Para llevar la fe a la cultura, hay que conocer aquellos debates donde se decide la orientación más profunda de la sociedad
“Cultivar un sentido crítico –escribe Palomino– y adoptar amable y firmemente una postura propia a la luz del mensaje cristiano (…). Ganar en profundidad y perspectiva, en capacidad de asombro y observación. Pensar las cosas. Todo esto presupone una formación constante que garantiza la libertad de pensamiento. Todo esto no se improvisa; es un ejercicio que se va desarrollando con el tiempo y a muy distintos niveles, pero que no puede resultar ajeno a nadie que quiera embarcarse en la nueva evangelización de nuestro tiempo”.
Inconformismo y santidad
Es evidente que leer y pensar no basta para transformar una cultura, aunque no es poco. Al final, lo decisivo es ese núcleo duro que comparten –pese a sus diferencias– las distintas propuestas de transformación del mundo. De entrada, en el nivel más básico, el inconformismo que evita plegarse a los dictados de la cultura de moda.

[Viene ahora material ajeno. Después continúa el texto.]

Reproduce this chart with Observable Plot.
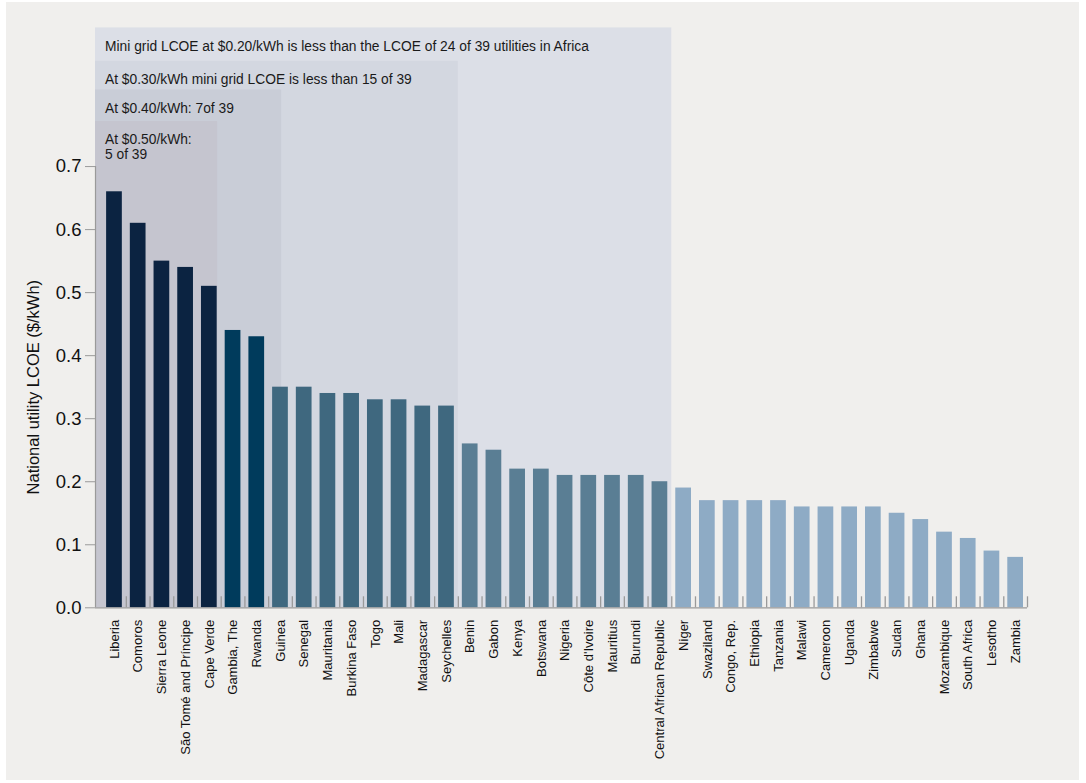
<!DOCTYPE html>
<html><head><meta charset="utf-8">
<script src="https://cdn.jsdelivr.net/npm/d3@7"></script>
<script src="https://cdn.jsdelivr.net/npm/@observablehq/plot@0.6"></script>
<style>
html,body{margin:0;padding:0;background:#fff;}
#chart{position:absolute;left:6px;top:2px;width:1073px;height:778px;background:#f0efed;}
</style></head><body><div id="chart"></div>
<script>
const countries = ["Liberia","Comoros","Sierra Leone","São Tomé and Príncipe","Cape Verde","Gambia, The","Rwanda","Guinea","Senegal","Mauritania","Burkina Faso","Togo","Mali","Madagascar","Seychelles","Benin","Gabon","Kenya","Botswana","Nigeria","Côte d'Ivoire","Mauritius","Burundi","Central African Republic","Niger","Swaziland","Congo, Rep.","Ethiopia","Tanzania","Malawi","Cameroon","Uganda","Zimbabwe","Sudan","Ghana","Mozambique","South Africa","Lesotho","Zambia"];
const lcoe = [0.66,0.61,0.55,0.54,0.51,0.44,0.43,0.35,0.35,0.34,0.34,0.33,0.33,0.32,0.32,0.26,0.25,0.22,0.22,0.21,0.21,0.21,0.21,0.20,0.19,0.17,0.17,0.17,0.17,0.16,0.16,0.16,0.16,0.15,0.14,0.12,0.11,0.09,0.08];
const thresholds = [0.2, 0.3, 0.4, 0.5];
const barColors = ["#8eabc5", "#5a7e94", "#3f687f", "#003b5c", "#0b2341"];
const panelText = [
  "Mini grid LCOE at $0.20/kWh is less than the LCOE of 24 of 39 utilities in Africa",
  "At $0.30/kWh mini grid LCOE is less than 15 of 39",
  "At $0.40/kWh: 7of 39",
  "At $0.50/kWh:\n5 of 39"
];
const panelRight = [24, 15, 7.55, 4.85];
const panelTop = [0.92, 0.867, 0.8215, 0.7715];
const panelColors = ["#dcdfe7", "#d3d7e0", "#c9cdd7", "#c5c5cf"];
const yTicks = [0, 0.1, 0.2, 0.3, 0.4, 0.5, 0.6, 0.7];
const yLabel = "National utility LCOE ($/kWh)";

const rows = countries.map((c, i) => ({i, country: c, value: lcoe[i]}));
const xStart = -0.3;
const panels = panelText.map((t, k) => ({x1: xStart, x2: panelRight[k], top: panelTop[k], text: t, fill: panelColors[k]}));

const W = 1073, H = 778, mt = 25.4, mb = 172.7, ml = 89, mr = 52;
const yMax = 0.92;
const tickLen = 11 / ((H - mt - mb) / yMax);
const gray = "#9a9a9a";

const chart = Plot.plot({
  width: W, height: H,
  marginTop: mt, marginBottom: mb, marginLeft: ml, marginRight: mr,
  style: {fontFamily: "'Liberation Sans', Arial, sans-serif", background: "transparent", color: "#111"},
  x: {domain: [xStart, countries.length]},
  y: {domain: [0, yMax]},
  color: {type: "threshold", domain: thresholds, range: barColors},
  marks: [
    ...panels.map(p => Plot.rect([p], {x1: "x1", x2: "x2", y1: 0, y2: "top", fill: p.fill})),
    Plot.text(panels, {x: "x1", y: "top", text: "text", textAnchor: "start", lineAnchor: "top", dx: 9.5, dy: 12, fontSize: 13.8, lineHeight: 1.1, fill: "#1a1a1a"}),
    Plot.rectY(rows, {x1: "i", x2: d => d.i + 1, y: "value", fill: "value", insetLeft: 4, insetRight: 4}),
    Plot.ruleY([0], {stroke: gray, strokeWidth: 1.3}),
    Plot.ruleX(d3.range(1, countries.length + 1), {y1: 0, y2: tickLen, stroke: gray, strokeWidth: 1.3}),
    Plot.ruleX([xStart], {y1: 0, y2: 0.7, stroke: gray, strokeWidth: 1.2}),
    Plot.axisY(yTicks, {tickFormat: d3.format(".1f"), tickSize: 10, tickPadding: 4, fontSize: 18.5, stroke: gray, fill: "#111", label: null}),
    Plot.axisX(rows.map(d => d.i + 0.5), {tickFormat: v => countries[Math.floor(v)], tickRotate: -90, tickSize: 0, tickPadding: 12, fontSize: 13, fill: "#111", label: null}),
    Plot.text([yLabel], {x: xStart, y: 0.35, text: d => d, dx: -62, rotate: -90, textAnchor: "middle", lineAnchor: "middle", fontSize: 16.5, fill: "#111"})
  ]
});
document.getElementById("chart").appendChild(chart);
</script></body></html>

Vivir de una manera que se note lo distintivo cristiano presupone la experiencia del encuentro con Jesucristo. Como explica Luigi Giussani, fundador de Comunión y Liberación, en Crear huellas en la historia del mundo, “la cultura nueva” que producen los cristianos siempre parte “de un acontecimiento del que se participa, del zambullirse en una Presencia”. Y “este encuentro tiene un valor genético, porque representa el nacimiento de un sujeto nuevo que aparece en un lugar y en un momento determinados de la historia”, con una forma de pensar, de sentir y de obrar únicas.
“Cuando semejante Presencia entra en juego en todas las relaciones de la vida, cuando estas están ‘colgadas’ de ella (…), se tiene una cultura nueva”. Porque entonces los criterios que rigen el hogar, el trabajo, el arte, la ciencia, la política, la economía…, quedan tocados de gracia por la santidad de Dios.